Where is folate found?
|product||Average content (mcg/100g)|
|Baker’s yeast, dehydrated||2340|
|Liver chicken, raw||1640|
|Beans, mung, mature, seeds, dry||421|
|Wheat, whole, pre-cooked, raw||331|
|Haricot bean, dry||307|
|Breakfast cereals, diet, plain||233|
|Chocolate powder for beverage, with sugar||219|
|Egg yolk, cooked||166|
|Asparagus, green, raw||150|
|Legume, cooked (average)||131|
Folate and Folic Acid Content of Selected Foods – Reference: « Anses. 2020. Ciqual French food composition table ».
Unfortunately folates contained in foods are unstable and susceptible to oxidation; they rapidly lose activity during food processing, manufacturing and storage and have a bioavailability range of 25-50%, depending on the kind of food. Fresh leafy vegetables stored at room temperature may lose up to 70% of their folate activity within three days and a cooking process in water can increase the loss to 95%.
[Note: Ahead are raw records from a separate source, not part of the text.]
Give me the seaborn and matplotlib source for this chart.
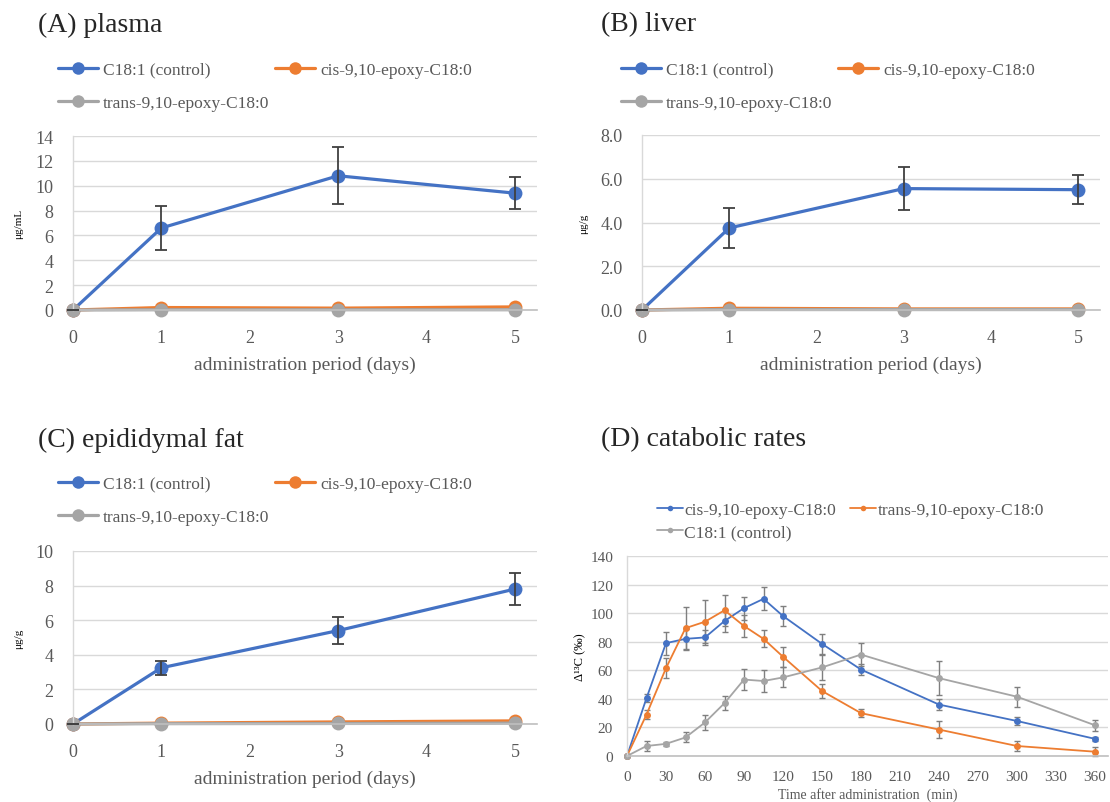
import matplotlib
matplotlib.use("Agg")
import matplotlib.pyplot as plt
from matplotlib.lines import Line2D
import seaborn as sns
import numpy as np
import pandas as pd

# administration period (days)
days = [0, 1, 3, 5]
series_abc = ["C18:1 (control)", "cis-9,10-epoxy-C18:0", "trans-9,10-epoxy-C18:0"]

# (A) plasma, ug/mL
plasma_ctrl = [0, 6.6, 10.8, 9.4]
plasma_ctrl_err = [0, 1.75, 2.3, 1.3]
plasma_cis = [0, 0.2, 0.15, 0.25]
plasma_trans = [0, 0.02, 0.02, 0.02]

# (B) liver, ug/g
liver_ctrl = [0, 3.75, 5.55, 5.5]
liver_ctrl_err = [0, 0.9, 1.0, 0.65]
liver_cis = [0, 0.08, 0.05, 0.05]
liver_trans = [0, 0.02, 0.02, 0.02]

# (C) epididymal fat, ug/g
fat_ctrl = [0, 3.25, 5.4, 7.8]
fat_ctrl_err = [0, 0.4, 0.8, 0.9]
fat_cis = [0, 0.05, 0.12, 0.18]
fat_trans = [0, 0.02, 0.03, 0.05]

# (D) catabolic rates
minutes = [0, 15, 30, 45, 60, 75, 90, 105, 120, 150, 180, 240, 300, 360]
series_d = ["cis-9,10-epoxy-C18:0", "trans-9,10-epoxy-C18:0", "C18:1 (control)"]
d_cis = [0, 40.5, 79, 82, 83, 94.5, 103.5, 110, 98, 78.5, 60.5, 36, 24.5, 12]
d_cis_err = [0, 3, 8, 7, 5, 8, 8, 8, 7, 7, 4, 4, 3, 1.5]
d_trans = [0, 29, 61.5, 89.5, 94, 102, 91, 82, 69.5, 45.5, 30, 18.5, 7, 3]
d_trans_err = [0, 3, 7, 15, 15, 11, 8, 6, 7, 5, 3, 6, 3.5, 3]
d_ctrl = [0, 7, 8.5, 13, 23.5, 37, 53.5, 52.5, 55, 62, 71, 54.5, 41.5, 21.5]
d_ctrl_err = [0, 3.5, 1.5, 3.5, 5, 5, 7.5, 7.5, 7, 9, 8, 12, 7, 4]

BLUE, ORANGE, GRAY = "#4472C4", "#ED7D31", "#A5A5A5"
TXT = "#595959"
GRID = "#D9D9D9"

sns.set_theme(style="white")
plt.rcParams["font.family"] = ["Liberation Serif", "DejaVu Serif"]

W, H = 1110, 803
fig = plt.figure(figsize=(W / 100, H / 100), dpi=100)


def px_axes(x0, y0, x1, y1):
    # pixel box (left, top, right, bottom) -> figure fraction
    return fig.add_axes([x0 / W, 1 - y1 / H, (x1 - x0) / W, (y1 - y0) / H])


def style_axes(ax, tick_size, pad):
    ax.grid(axis="y", color=GRID, lw=1)
    ax.grid(axis="x", visible=False)
    ax.set_axisbelow(True)
    for s in ["top", "right"]:
        ax.spines[s].set_visible(False)
    ax.spines["left"].set_color(GRID)
    ax.spines["left"].set_linewidth(1)
    ax.spines["bottom"].set_color("#BFBFBF")
    ax.spines["bottom"].set_linewidth(1.2)
    ax.tick_params(axis="both", length=0, labelsize=tick_size, colors=TXT, pad=pad)


def day_panel(ax, ctrl, err, cis, trans, ymax, ystep, ylabel, fmt, title, tx, ty, leg_y):
    df = pd.DataFrame({
        "day": days * 3,
        "value": ctrl + cis + trans,
        "series": np.repeat(series_abc, len(days)),
    })
    sns.lineplot(data=df, x="day", y="value", hue="series", hue_order=series_abc,
                 palette=[BLUE, ORANGE, GRAY], marker="o", markersize=10,
                 markeredgewidth=0, linewidth=2.3, legend=False, ax=ax)
    ax.errorbar(days, ctrl, yerr=err, fmt="none", ecolor="#404040",
                elinewidth=1.3, capsize=4, capthick=1.3, zorder=5)
    ax.set_xlim(0, 5.25)
    ax.set_ylim(0, ymax)
    ax.set_xticks(range(6))
    ticks = np.arange(0, ymax + ystep / 2, ystep)
    ax.set_yticks(ticks)
    ax.set_yticklabels([fmt.format(v) for v in ticks])
    style_axes(ax, 13, 14)
    for m in ax.lines:
        m.set_clip_on(False)
    ax.set_xlabel("administration period (days)", fontsize=14, color=TXT, labelpad=7)
    ax.set_ylabel(ylabel, fontsize=8, color="black", labelpad=9)
    fig.text(tx / W, 1 - ty / H, title, fontsize=20, va="center", ha="left")
    handles = [Line2D([], [], color=c, lw=2.3, marker="o", markersize=9, markeredgewidth=0)
               for c in (BLUE, GRAY, ORANGE)]
    labels = [series_abc[0], series_abc[2], series_abc[1]]
    ax.legend(handles, labels, ncol=2, loc="upper left",
              bbox_to_anchor=((tx + 11) / W, 1 - leg_y / H), bbox_transform=fig.transFigure,
              frameon=False, fontsize=12.5, labelcolor=TXT, handlelength=2.3,
              handletextpad=0.3, columnspacing=0.35, labelspacing=1.0, borderpad=0)


axA = px_axes(73, 137, 537, 311)
day_panel(axA, plasma_ctrl, plasma_ctrl_err, plasma_cis, plasma_trans, 14, 2,
          "μg/mL", "{:.0f}", "(A) plasma", 38, 25, 54)

axB = px_axes(642, 136, 1100, 311)
day_panel(axB, liver_ctrl, liver_ctrl_err, liver_cis, liver_trans, 8, 2,
          "μg/g", "{:.1f}", "(B) liver", 601, 25, 54)

axC = px_axes(73, 552, 537, 725)
day_panel(axC, fat_ctrl, fat_ctrl_err, fat_cis, fat_trans, 10, 2,
          "μg/g", "{:.0f}", "(C) epididymal fat", 38, 440, 468)

# (D) catabolic rates
axD = px_axes(627, 557, 1108, 757)
dfd = pd.DataFrame({
    "min": minutes * 3,
    "value": d_cis + d_trans + d_ctrl,
    "series": np.repeat(series_d, len(minutes)),
})
sns.lineplot(data=dfd, x="min", y="value", hue="series", hue_order=series_d,
             palette=[BLUE, ORANGE, GRAY], marker="o", markersize=5,
             markeredgewidth=0, linewidth=1.3, legend=False, ax=axD)
for vals, errs in [(d_cis, d_cis_err), (d_trans, d_trans_err), (d_ctrl, d_ctrl_err)]:
    axD.errorbar(minutes, vals, yerr=errs, fmt="none", ecolor="#7F7F7F",
                 elinewidth=1, capsize=2.5, capthick=1, zorder=1)
axD.set_xlim(0, 370)
axD.set_ylim(0, 140)
axD.set_xticks(range(0, 361, 30))
axD.set_yticks(range(0, 141, 20))
style_axes(axD, 11, 10)
for m in axD.lines:
    m.set_clip_on(False)
axD.set_xlabel("Time after administration  (min)", fontsize=10, color=TXT, labelpad=3)
axD.set_ylabel("Δ¹³C (‰)", fontsize=9, color="black", labelpad=3)
fig.text(601 / W, 1 - 440 / H, "(D) catabolic rates", fontsize=20, va="center", ha="left")
hd = [Line2D([], [], color=c, lw=1.3, marker="o", markersize=4, markeredgewidth=0)
      for c in (BLUE, GRAY, ORANGE)]
axD.legend(hd, [series_d[0], series_d[2], series_d[1]], ncol=2, loc="upper left",
           bbox_to_anchor=(648 / W, 1 - 494 / H), bbox_transform=fig.transFigure,
           frameon=False, fontsize=12.5, labelcolor=TXT, handlelength=1.5,
           handletextpad=0.1, columnspacing=0.8, labelspacing=0.35, borderpad=0)

fig.savefig("out.png", dpi=100)
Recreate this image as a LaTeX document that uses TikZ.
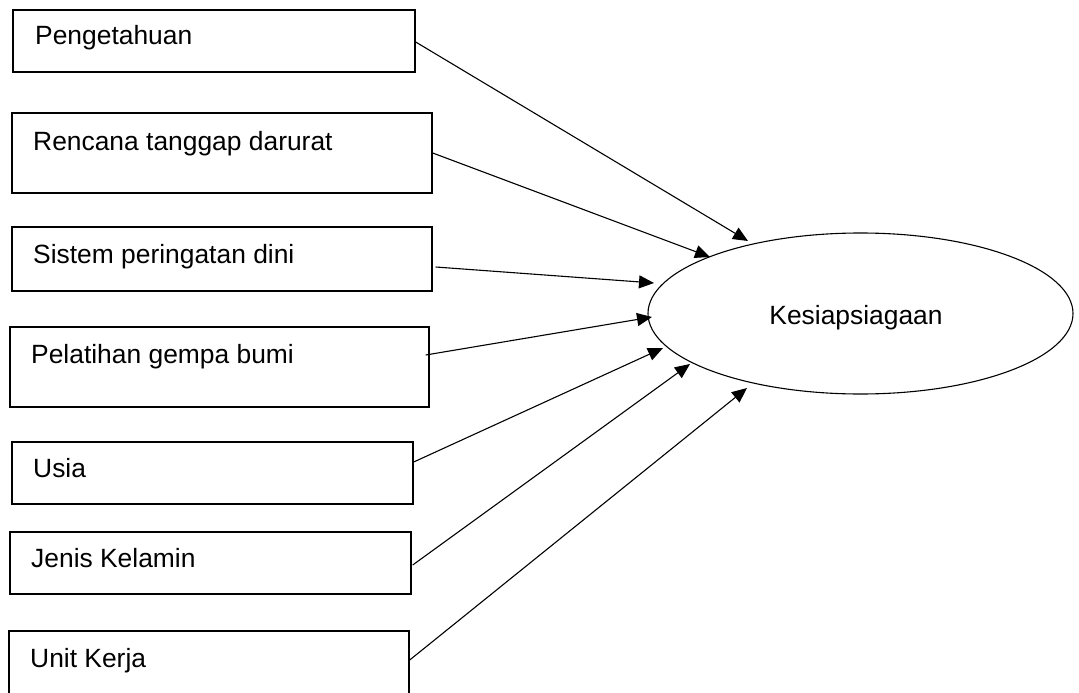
\documentclass[tikz,border=0pt]{standalone}
\usepackage{fontspec}
\setmainfont{Liberation Sans}
\usetikzlibrary{arrows.meta,calc,shapes.geometric}
\begin{document}
\begin{tikzpicture}[x=1pt,y=-1pt,
  box/.style={draw,line width=1.4pt,rectangle,inner sep=0pt},
  lbl/.style={anchor=base west,inner sep=0pt,font=\fontsize{26.4}{30}\selectfont},
  arr/.style={line width=1.1pt,-{Triangle[length=15pt,width=13pt]}}]
\useasboundingbox (0,0) rectangle (1079,693);
\clip (0,0) rectangle (1079,693);
\node[box,minimum width=402pt,minimum height=62pt] (b1) at (214,41) {};
\node[box,minimum width=420pt,minimum height=80pt] (b2) at (222,153) {};
\node[box,minimum width=420pt,minimum height=64pt] (b3) at (222,259) {};
\node[box,minimum width=419pt,minimum height=80pt] (b4) at (219.5,367) {};
\node[box,minimum width=401pt,minimum height=62pt] (b5) at (212.5,473) {};
\node[box,minimum width=401pt,minimum height=62pt] (b6) at (210.5,563) {};
\node[box,minimum width=400pt,minimum height=72pt] (b7) at (209,667) {};
\node[lbl] (t1) at (35,45) {Pengetahuan};
\node[lbl] (t2) at (33,150) {Rencana tanggap darurat};
\node[lbl] (t3) at (33,263) {Sistem peringatan dini};
\node[lbl] (t4) at (31,363) {Pelatihan gempa bumi};
\node[lbl] (t5) at (33,477) {Usia};
\node[lbl] (t6) at (31,567) {Jenis Kelamin};
\node[lbl] (t7) at (30,667) {Unit Kerja};
\node[draw,line width=1.1pt,ellipse,minimum width=425pt,minimum height=161pt,inner sep=0pt] (k) at (860.5,313.5) {};
\node[inner sep=0pt,font=\fontsize{26.4}{30}\selectfont] (kt) at (856,318) {Kesiapsiagaan};
\coordinate (e1) at (748,241);
\coordinate (e2) at (710,257);
\coordinate (e3) at (654,283);
\coordinate (e4) at (652,317);
\coordinate (e5) at (663,348);
\coordinate (e6) at (690,364);
\coordinate (e7) at (747,388);
\draw[arr] ($(b1.east)+(0,1)$) -- (e1);
\draw[arr] (b2.east) -- (e2);
\draw[arr] ($(b3.east)+(3,8)$) -- (e3);
\draw[arr] ($(b4.east)+(-4,-12)$) -- (e4);
\draw[arr] ($(b5.east)+(0,-11)$) -- (e5);
\draw[arr] ($(b6.east)+(1,2)$) -- (e6);
\draw[arr] ($(b7.east)+(0,-7)$) -- (e7);
\end{tikzpicture}
\end{document}
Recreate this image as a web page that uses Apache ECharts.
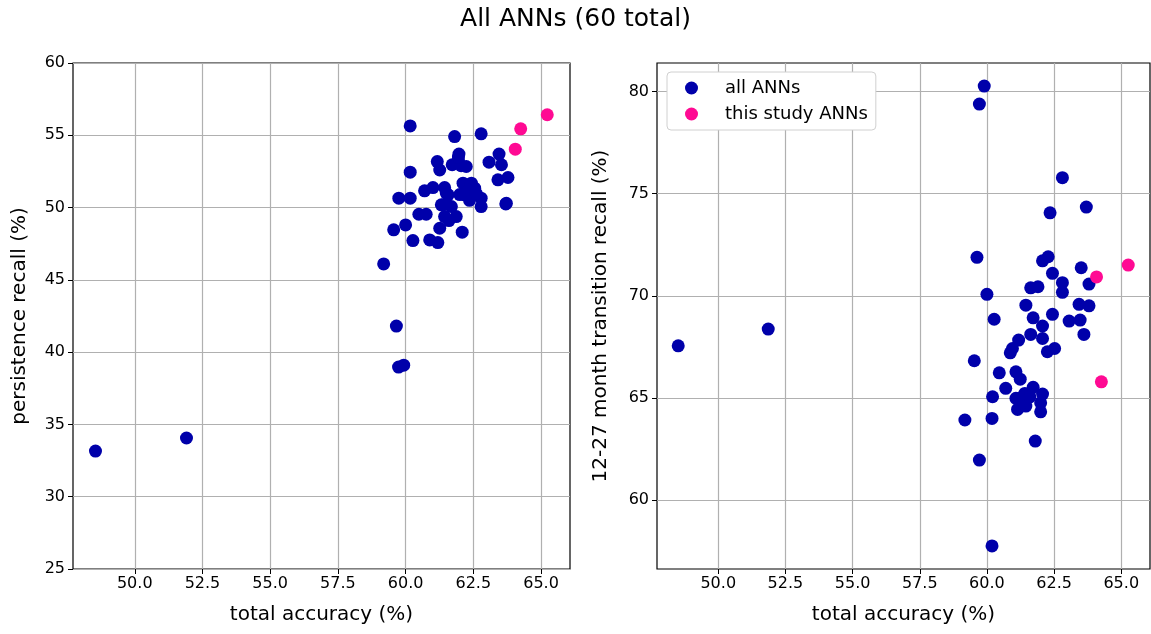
<!DOCTYPE html>
<html>
<head>
<meta charset="utf-8">
<script src="https://cdn.jsdelivr.net/npm/echarts@6/dist/echarts.min.js"></script>
<style>
  html, body { margin: 0; padding: 0; background: #fff; }
  #chart { width: 1151px; height: 634px; }
</style>
</head>
<body>
<div id="chart"></div>
<script>
// x ticks shared by both panels
const accTicks = [50, 52.5, 55, 57.5, 60, 62.5, 65]
const persistTicks = [25, 30, 35, 40, 45, 50, 55, 60]
const transTicks = [60, 65, 70, 75, 80]

// left panel: [total accuracy, persistence recall]
const allPersistence = [
  [48.55, 33.16], [51.91, 34.06], [59.19, 46.1], [59.66, 41.8], [59.74, 38.97], [59.93, 39.1],
  [60.17, 55.65], [61.81, 54.91], [62.79, 55.1], [61.97, 53.7], [61.17, 53.18], [61.26, 52.6],
  [61.72, 52.96], [62.24, 52.84], [60.17, 52.45], [63.08, 53.14], [63.45, 53.7], [63.54, 52.96],
  [63.41, 51.92], [63.78, 52.08], [63.72, 50.3], [62.12, 51.69], [62.43, 51.69], [62.55, 51.34],
  [62.18, 50.88], [62.36, 50.5], [62.79, 50.65], [62.79, 50.07], [60.7, 51.16], [61.01, 51.38],
  [61.44, 51.38], [61.57, 50.88], [61.32, 50.19], [61.69, 50.07], [59.75, 50.65], [60.17, 50.65],
  [60.49, 49.54], [60.76, 49.54], [61.44, 49.38], [61.87, 49.38], [61.26, 48.57], [62.09, 48.3],
  [59.56, 48.46], [60.0, 48.8], [60.27, 47.72], [60.89, 47.76], [61.19, 47.58], [61.95, 53.3],
  [62.05, 52.9], [61.5, 51.0], [62.3, 51.2], [61.4, 50.2], [62.0, 50.9], [61.6, 49.1],
  [62.6, 51.0], [63.7, 50.25], [61.95, 53.5]
]
const studyPersistence = [[65.23, 56.42], [64.25, 55.45], [64.05, 54.04]]

// right panel: [total accuracy, 12-27 month transition recall]
const allTransition = [
  [48.51, 67.55], [51.86, 68.37], [59.9, 80.26], [59.72, 79.38], [62.81, 75.78], [63.7, 74.34],
  [62.35, 74.06], [59.63, 71.88], [62.28, 71.91], [62.07, 71.71], [62.44, 71.1], [63.51, 71.37],
  [63.8, 70.57], [62.81, 70.64], [62.81, 70.17], [61.63, 70.39], [61.9, 70.44], [60.0, 70.07],
  [61.45, 69.54], [63.43, 69.58], [63.8, 69.51], [62.44, 69.09], [60.27, 68.85], [61.72, 68.92],
  [62.07, 68.52], [63.06, 68.76], [63.47, 68.81], [61.63, 68.11], [62.07, 67.91], [63.61, 68.11],
  [61.18, 67.83], [60.95, 67.42], [60.87, 67.21], [62.25, 67.26], [62.52, 67.42], [59.53, 66.82],
  [60.46, 66.23], [61.08, 66.28], [61.24, 65.92], [60.7, 65.47], [60.21, 65.06], [61.08, 64.98],
  [61.41, 65.22], [61.72, 65.52], [62.07, 65.19], [62.0, 64.76], [62.0, 64.32], [61.14, 64.44],
  [61.45, 64.6], [59.18, 63.92], [60.19, 64.0], [61.8, 62.89], [59.72, 61.96], [60.19, 57.76],
  [61.25, 65.0], [61.35, 64.8], [61.6, 65.05]
]
const studyTransition = [[65.26, 71.5], [64.08, 70.92], [64.26, 65.79]]

const blue = '#0000aa'
const pink = '#ff0a93'
const font = 'DejaVu Sans'

const chart = echarts.init(document.getElementById('chart'))

// x axis, same for both panels
function accAxis(gridIndex) {
  return {
    type: 'value',
    gridIndex,
    min: 47.72,
    max: 66.07,
    name: 'total accuracy (%)',
    nameLocation: 'middle',
    nameGap: 36,
    nameTextStyle: { fontSize: 20, color: '#000', fontFamily: font },
    axisLine: { show: false },
    axisTick: { show: true, customValues: accTicks, length: 5, lineStyle: { color: '#000' } },
    axisLabel: {
      customValues: accTicks,
      color: '#000',
      fontSize: 16,
      fontFamily: font,
      margin: 7,
      formatter: v => v.toFixed(1)
    },
    splitLine: { show: true, lineStyle: { color: '#b0b0b0', width: 1.2 } }
  }
}

function recallAxis(gridIndex, name, min, max, ticks, gap) {
  return {
    type: 'value',
    gridIndex,
    min,
    max,
    name,
    nameLocation: 'middle',
    nameGap: gap,
    nameTextStyle: { fontSize: 20, color: '#000', fontFamily: font },
    axisLine: { show: false },
    axisTick: { show: true, customValues: ticks, length: 5, lineStyle: { color: '#000' } },
    axisLabel: { customValues: ticks, color: '#000', fontSize: 16, fontFamily: font, margin: 8 },
    splitLine: { show: true, lineStyle: { color: '#b0b0b0', width: 1.2 } }
  }
}

const dot = { symbol: 'circle', symbolSize: 13 }

const option = {
  backgroundColor: '#fff',
  animation: false,
  title: {
    text: 'All ANNs (60 total)',
    left: 'center',
    top: 2,
    textStyle: { fontSize: 25, fontWeight: 'normal', color: '#000', fontFamily: font }
  },
  legend: {
    data: ['all ANNs', 'this study ANNs'],
    orient: 'vertical',
    left: 667,
    top: 72,
    icon: 'circle',
    itemWidth: 13,
    itemHeight: 13,
    itemGap: 8,
    padding: [7, 8, 7, 18],
    backgroundColor: '#fff',
    borderColor: '#d0d0d0',
    borderWidth: 1,
    borderRadius: 4,
    textStyle: { fontSize: 18, color: '#000', fontFamily: font, padding: [0, 0, 0, 22] }
  },
  grid: [
    { left: 73, top: 63, width: 497, height: 506, show: true, borderColor: '#000', borderWidth: 1.2 },
    { left: 657, top: 63, width: 493, height: 506, show: true, borderColor: '#000', borderWidth: 1.2 }
  ],
  xAxis: [accAxis(0), accAxis(1)],
  yAxis: [
    recallAxis(0, 'persistence recall (%)', 25, 60, persistTicks, 43),
    recallAxis(1, '12-27 month transition recall (%)', 56.63, 81.39, transTicks, 46)
  ],
  series: [
    { name: 'all ANNs', type: 'scatter', xAxisIndex: 0, yAxisIndex: 0, data: allPersistence, itemStyle: { color: blue, opacity: 1 }, ...dot },
    { name: 'this study ANNs', type: 'scatter', xAxisIndex: 0, yAxisIndex: 0, data: studyPersistence, itemStyle: { color: pink, opacity: 1 }, ...dot },
    { name: 'all ANNs', type: 'scatter', xAxisIndex: 1, yAxisIndex: 1, data: allTransition, itemStyle: { color: blue, opacity: 1 }, ...dot },
    { name: 'this study ANNs', type: 'scatter', xAxisIndex: 1, yAxisIndex: 1, data: studyTransition, itemStyle: { color: pink, opacity: 1 }, ...dot }
  ]
}

chart.setOption(option)
</script>
</body>
</html>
Humans cannot synthesize folate and because of its water-soluble nature, the body stores folate to a limited extent. For this reason folate represents a dietary requirement and must be consumed by diet. Whether we ingest food containing natural or synthetically derived folates, they are metabolized to 5-methyltetrahydrofolate, which is considered the biologically active form of the B-vitamin folic acid.